Limit of a complicated function.

Question

Find $$\lim\limits_{x \to 2^{-}} \frac{e^{((x+2)\log 4){\frac{[x+1]}{4}}}-16}{ 4^x -16}$$ where $[x]$ denotes the greatest integer function less than or equal to x.

ATTEMPT:

I tried the following substitution $x=2-h$ and as $x \to 2$, $h \to 0.$ which gave me something like this

$\lim\limits_{h\to 0}$$ e^{((4-h)ln4){\frac{[3-h]}{4}}}-16\over \frac{16}{4^h} -16.$The denominator seems solvable as we get $\lim\limits_{h\to 0}$ $-16\frac{(4^h-1)h}{4^h*h}$ which seems a standard limit.But the numerator stills remain the same.

How can i simplify the numerator?

Answer 1

If we assume that there is a typo in the question (as mentioned in my comment) then (The mentioned typo has been fixed by OP)

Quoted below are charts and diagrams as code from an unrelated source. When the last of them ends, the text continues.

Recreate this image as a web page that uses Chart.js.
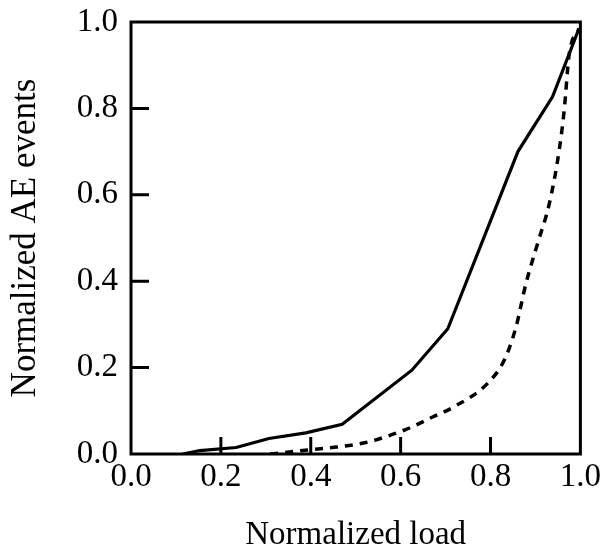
<!DOCTYPE html>
<html>
<head>
<meta charset="utf-8">
<script src="https://cdn.jsdelivr.net/npm/chart.js@4"></script>
<style>
  body { margin: 0; background: #fff; }
  #wrap { width: 605px; height: 553px; }
</style>
</head>
<body>
<div id="wrap"><canvas id="chart" width="605" height="553"></canvas></div>
<script>
// values
let solidX = [0.115, 0.153, 0.234, 0.307, 0.389, 0.47, 0.625, 0.705, 0.861, 0.938, 0.997];
let solidY = [0, 0.008, 0.015, 0.036, 0.049, 0.069, 0.194, 0.29, 0.70, 0.827, 0.985];
let dashX = [0.31, 0.40, 0.44, 0.52, 0.61, 0.67, 0.72, 0.794, 0.831, 0.857, 0.879, 0.905, 0.931, 0.953, 0.964, 0.975, 0.997];
let dashY = [0, 0.01, 0.014, 0.026, 0.056, 0.085, 0.11, 0.164, 0.218, 0.295, 0.395, 0.488, 0.58, 0.704, 0.796, 0.924, 0.985];
let tickVals = [0, 0.2, 0.4, 0.6, 0.8, 1.0];

let serif = "'Liberation Serif', 'Times New Roman', serif";

function pts(xs, ys) {
    return xs.map((v, i) => ({ x: v, y: ys[i] }));
}

// box round the plot and ticks pointing inwards
let frame = {
    id: 'frame',
    afterDraw(chart) {
        let c = chart.ctx;
        let a = chart.chartArea;
        let xs = chart.scales.x;
        let ys = chart.scales.y;
        c.save();
        c.strokeStyle = '#000';
        c.lineWidth = 3;
        c.strokeRect(a.left, a.top, a.right - a.left, a.bottom - a.top);
        c.beginPath();
        for (let v of tickVals) {
            if (v === 0 || v === 1) continue;
            let px = xs.getPixelForValue(v);
            c.moveTo(px, a.bottom);
            c.lineTo(px, a.bottom - 17);
            let py = ys.getPixelForValue(v);
            c.moveTo(a.left, py);
            c.lineTo(a.left + 18, py);
        }
        c.stroke();
        c.restore();
    }
};

let graph = new Chart(document.getElementById('chart'), {
    type: 'scatter',
    data: {
        datasets: [{
            label: 'solid',
            data: pts(solidX, solidY),
            showLine: true,
            borderColor: '#000',
            borderWidth: 3.2,
            pointRadius: 0,
            tension: 0
        }, {
            label: 'dashed',
            data: pts(dashX, dashY),
            showLine: true,
            borderColor: '#000',
            borderWidth: 3.5,
            borderDash: [8, 7],
            pointRadius: 0,
            cubicInterpolationMode: 'monotone'
        }]
    },
    options: {
        responsive: false,
        animation: false,
        layout: { padding: { top: 22, right: 22, left: 0, bottom: 0 } },
        plugins: {
            legend: { display: false },
            tooltip: { enabled: false }
        },
        scales: {
            x: {
                type: 'linear',
                min: 0,
                max: 1,
                afterBuildTicks: (s) => { s.ticks = tickVals.map(v => ({ value: v })); },
                afterFit: (s) => { s.height = 99; },
                grid: { display: false, drawTicks: false },
                border: { display: false },
                ticks: {
                    color: '#000',
                    padding: 4,
                    font: { family: serif, size: 33 },
                    callback: (v) => v.toFixed(1)
                },
                title: {
                    display: true,
                    text: 'Normalized load',
                    color: '#000',
                    font: { family: serif, size: 33 },
                    padding: { top: 18, bottom: -2 }
                }
            },
            y: {
                type: 'linear',
                min: 0,
                max: 1,
                afterBuildTicks: (s) => { s.ticks = tickVals.map(v => ({ value: v })); },
                afterFit: (s) => {
                    s.width = 131;
                    s.paddingTop = 10;
                    s.paddingBottom = 10;
                },
                grid: { display: false, drawTicks: false },
                border: { display: false },
                ticks: {
                    color: '#000',
                    padding: 13,
                    font: { family: serif, size: 33 },
                    callback: (v) => v.toFixed(1)
                },
                title: {
                    display: true,
                    text: 'Normalized AE events',
                    color: '#000',
                    font: { family: serif, size: 35 },
                    padding: { top: 5, bottom: 0 }
                }
            }
        }
    },
    plugins: [frame]
});
</script>
</body>
</html>
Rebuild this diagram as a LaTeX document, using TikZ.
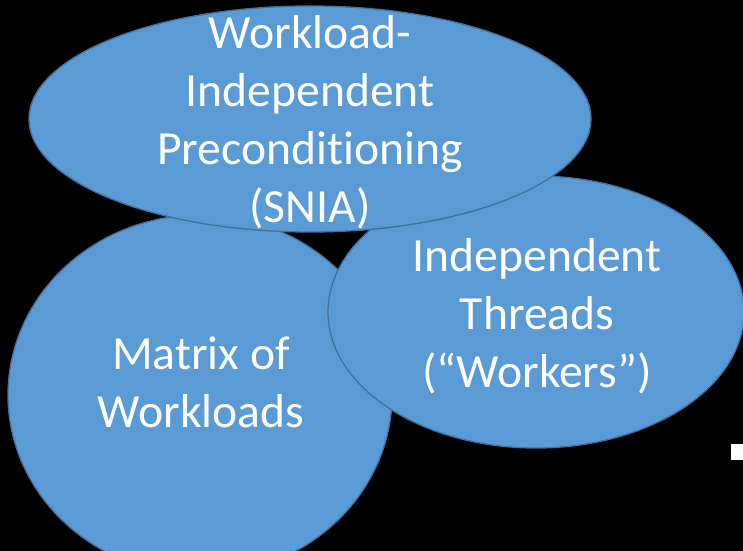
\documentclass[tikz,border=0pt]{standalone}
\usepackage{fontspec}
\setmainfont{Carlito}[RawFeature={-liga}]
\usetikzlibrary{shapes.geometric}

\definecolor{bubble}{HTML}{5B9BD5}
\definecolor{rim}{HTML}{41719C}

\begin{document}
\begin{tikzpicture}[x=1bp,y=-1bp,
  bubble/.style={ellipse, fill=bubble, draw=rim, line width=1.3bp, inner sep=0pt},
  caption/.style={text=white, align=center, inner sep=0pt,
    font=\fontsize{47.6bp}{58bp}\selectfont}]
\fill[black] (0,0) rectangle (743,551);
\useasboundingbox (0,0) rectangle (743,551);

% the three bubbles, back to front
\node (matrix) at (200,395) [bubble, minimum width=384bp, minimum height=360bp]{};
\node (threads) at (536,312) [bubble, minimum width=416bp, minimum height=272bp]{};
\node (precond) at (310,119) [bubble, minimum width=562bp, minimum height=226bp]{};

\node (matrix-t) at (201,382) [caption]{Matrix of\\Workloads};
\node (threads-t) at (537,316) [caption]{Independent\\Threads\\(“Workers”)};
\node (precond-t) at (310,122) [caption]{Workload-\\Independent\\Preconditioning\\(SNIA)};

% bullet at the right edge
\node (dot) at (739,452) [fill=white, minimum size=16bp, inner sep=0pt]{};
\end{tikzpicture}
\end{document}
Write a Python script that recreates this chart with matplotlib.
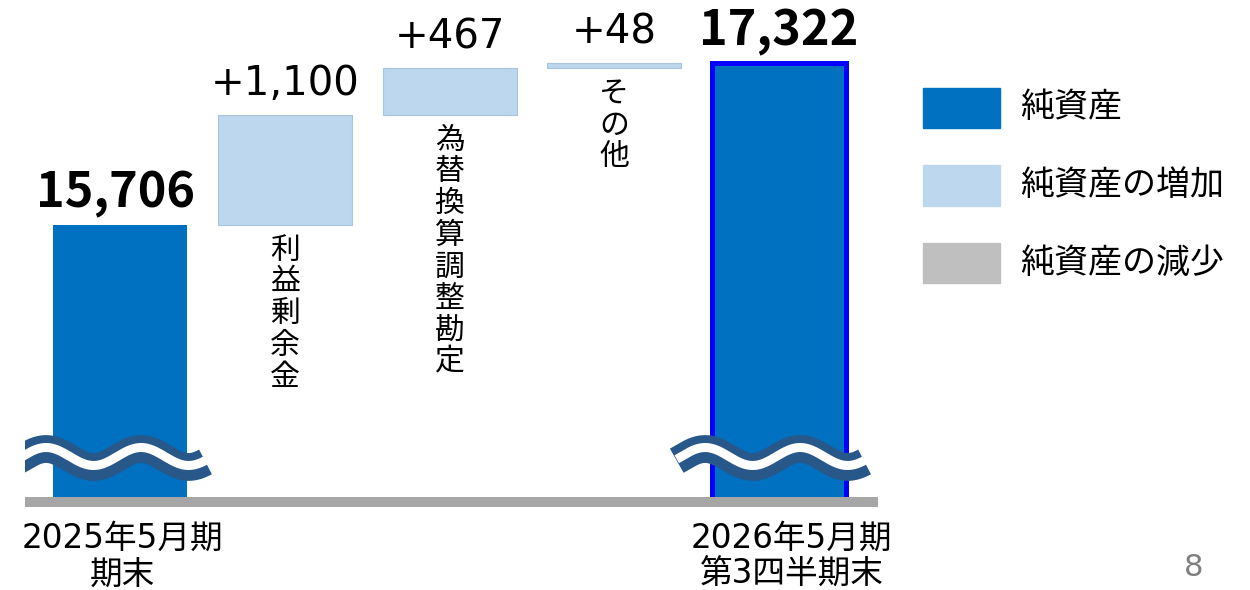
import numpy as np
import matplotlib
matplotlib.use("Agg")
import matplotlib.pyplot as plt
from matplotlib.patches import Rectangle

plt.rcParams['font.family'] = ['Noto Sans CJK JP', 'DejaVu Sans']
latin_first = ['DejaVu Sans', 'Noto Sans CJK JP']

# data
categories = ["2025年5月期\n期末", "利益剰余金", "為替換算調整勘定", "その他", "2026年5月期\n第3四半期末"]
start_value = 15706
changes = [1100, 467, 48]
end_value = 17322
legend_labels = ["純資産", "純資産の増加", "純資産の減少"]

dark_blue = "#0070C0"
light_blue = "#BDD7EE"
gray = "#BFBFBF"
base_gray = "#A6A6A6"
wave_col = "#28588A"

fig = plt.figure(figsize=(12.5, 5.9), dpi=100)
ax = fig.add_axes([25/1250, 88/590, 853/1250, 502/590])
ax.set_xlim(-0.577, 4.60)
ax.set_ylim(12936, 17956)
ax.axis("off")

w = 0.813
y0 = ax.get_ylim()[0]

# totals
ax.bar(0, start_value - y0, bottom=y0, width=w, color=dark_blue)
ax.bar(4, end_value - y0, bottom=y0, width=w, color=dark_blue,
       edgecolor="#0000FF", linewidth=3.6)

# increments
bottoms = start_value + np.concatenate([[0], np.cumsum(changes)[:-1]])
ax.bar([1, 2, 3], changes, bottom=bottoms, width=w, color=light_blue,
       edgecolor="#A9C4E0", linewidth=0.8)

# value labels
ax.annotate(f"{start_value:,}", (0, start_value), xytext=(-3, 23), textcoords="offset points",
            ha="center", va="center", fontsize=35, fontweight="bold")
ax.annotate(f"{end_value:,}", (4, end_value), xytext=(0, 23), textcoords="offset points",
            ha="center", va="center", fontsize=35, fontweight="bold")
for i, (b, c) in enumerate(zip(bottoms, changes)):
    ax.annotate(f"+{c:,}", (i + 1, b + c), xytext=(0, 22), textcoords="offset points",
                ha="center", va="center", fontsize=29, family=latin_first)
    ax.annotate("\n".join(categories[i + 1]), (i + 1, b), xytext=(0, -7),
                textcoords="offset points", ha="center", va="top",
                fontsize=21.5, linespacing=1.03)

# bottom labels
for i, dx in [(0, 2), (4, 9)]:
    ax.annotate(categories[i], (i, 0), xycoords=("data", "axes fraction"),
                xytext=(dx, -14), textcoords="offset points",
                ha="center", va="top", fontsize=23.5, linespacing=1.12,
                family=latin_first)

# baseline
ax.axhline(y0, color=base_gray, linewidth=7.2, solid_capstyle="butt", clip_on=False)

# axis break waves
def draw_break(xc):
    xs = np.linspace(xc - 0.585, xc + 0.555, 200)
    per = 95 / 164.75
    ys = 13376 + 90 * np.sin(2 * np.pi * (xs - (xc - 68 / 164.75)) / per + np.pi / 2)
    ax.plot(xs, ys, color=wave_col, linewidth=20, solid_capstyle="butt")
    ax.plot(xs, ys + 15, color="white", linewidth=6.5, solid_capstyle="butt")

draw_break(0 - 6 / 164.75)
draw_break(4 - 6 / 164.75)

# legend
for k, (lab, col) in enumerate(zip(legend_labels, [dark_blue, light_blue, gray])):
    yc = 1 - (108 + 77.5 * k) / 590
    fig.patches.append(Rectangle((923 / 1250, yc - 20 / 590), 77 / 1250, 40 / 590,
                                 transform=fig.transFigure, color=col))
    fig.text(1020 / 1250, yc, lab, fontsize=24.5, va="center", ha="left")

fig.text(1194 / 1250, 1 - 567 / 590, "8", fontsize=22, color="#808080",
         ha="center", va="center", family=latin_first)

fig.savefig("out.png", dpi=100)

We can write the given function as $$f(x) = \dfrac{\exp\left\{\{(x + 2)\log 4\}\cdot\dfrac{[x + 1]}{4}\right\} - 16}{4^{x} - 16}$$ When $x \to 2^{-}$ we can write $[x + 1] = 2$ and then the expression for $f(x)$ can be simplified to $$f(x) = \dfrac{\exp\left\{\left(1 + \dfrac{x}{2}\right)\log 4\right\} - \exp(2\log 4)}{4^{x} - 16}$$ Putting $x = 2 - h$ where $h \to 0^{+}$ we can see that the desired limit $L$ can be calculated as follows \begin{align} L &= \lim_{h \to 0^{+}}\dfrac{\exp\left\{\left(2 - \dfrac{h}{2}\right)\log 4\right\} - \exp(2\log 4)}{4^{2 - h} - 16}\notag\\ &= \exp(2\log 4)\lim_{h \to 0^{+}}\dfrac{\exp\left\{\left(2 - \dfrac{h}{2}\right)\log 4 - 2\log 4\right\} - 1}{\dfrac{16}{4^{h}} - 16}\notag\\ &= \frac{\exp(2\log 4)}{16}\lim_{h \to 0^{+}}4^{h}\cdot\dfrac{\exp\left\{\left(2 - \dfrac{h}{2}\right)\log 4 - 2\log 4\right\} - 1}{1 - 4^{h}}\notag\\ &= 1\cdot\lim_{h \to 0^{+}}1\cdot\dfrac{\exp\left\{\left(2 - \dfrac{h}{2}\right)\log 4 - 2\log 4\right\} - 1}{h}\cdot\frac{h}{1 - 4^{h}}\notag\\ &= -\frac{1}{\log 4}\lim_{h \to 0^{+}}1\cdot\dfrac{\exp\left\{\left(2 - \dfrac{h}{2}\right)\log 4 - 2\log 4\right\} - 1}{h}\notag\\ &= -\frac{1}{\log 4}\lim_{h \to 0^{+}}1\cdot\dfrac{\exp\left\{\left(2 - \dfrac{h}{2}\right)\log 4 - 2\log 4\right\} - 1}{\left(2 - \dfrac{h}{2}\right)\log 4 - 2\log 4}\cdot\dfrac{\left(2 - \dfrac{h}{2}\right)\log 4 - 2\log 4}{h}\notag\\ &= -\frac{1}{\log 4}\lim_{t \to 0^{-}}\frac{e^{t} - 1}{t}\cdot\left(-\frac{\log 4}{2}\right)\notag\\ &= \frac{1}{2} \end{align} In the above derivation we have used substitution $$t = \left(2 - \dfrac{h}{2}\right)\log 4 - 2\log 4$$ and $t \to 0^{-}$ when $h \to 0^{+}$. Also the following standard limits are used $$\lim_{x \to 0}\frac{e^{x} - 1}{x} = 1, \lim_{x \to 0}\frac{a^{x} - 1}{x} = \log a$$

Answer 2

First of all you can get rid of the denominator, by observing that your limit can be written $$ \lim_{x\to2^-}\frac{f(x)-16}{x-2}\frac{x-2}{4^x-16} $$ and the second factor is known to have limit $1/(4^2\log4)$, where $$ f(x)=\exp\left((x+2)\log 4\frac{[x+1]}{4}\right) $$ Now observe that, as $x\to2^-$, $[x+1]=2$, because you can restrict to be in a left neighborhood of $2$, so $2-\delta<x<2$ and $3-\delta<x+1<3$. By taking $\delta<1$, you get $[x+1]=2$.

Hence your limit is actually, apart from the factor you'll reinsert at the end $$ \lim_{x\to2^-}\frac{\exp\bigl((x+2)\log 4/2\bigr)-16}{x-2} $$ that's a simple derivative.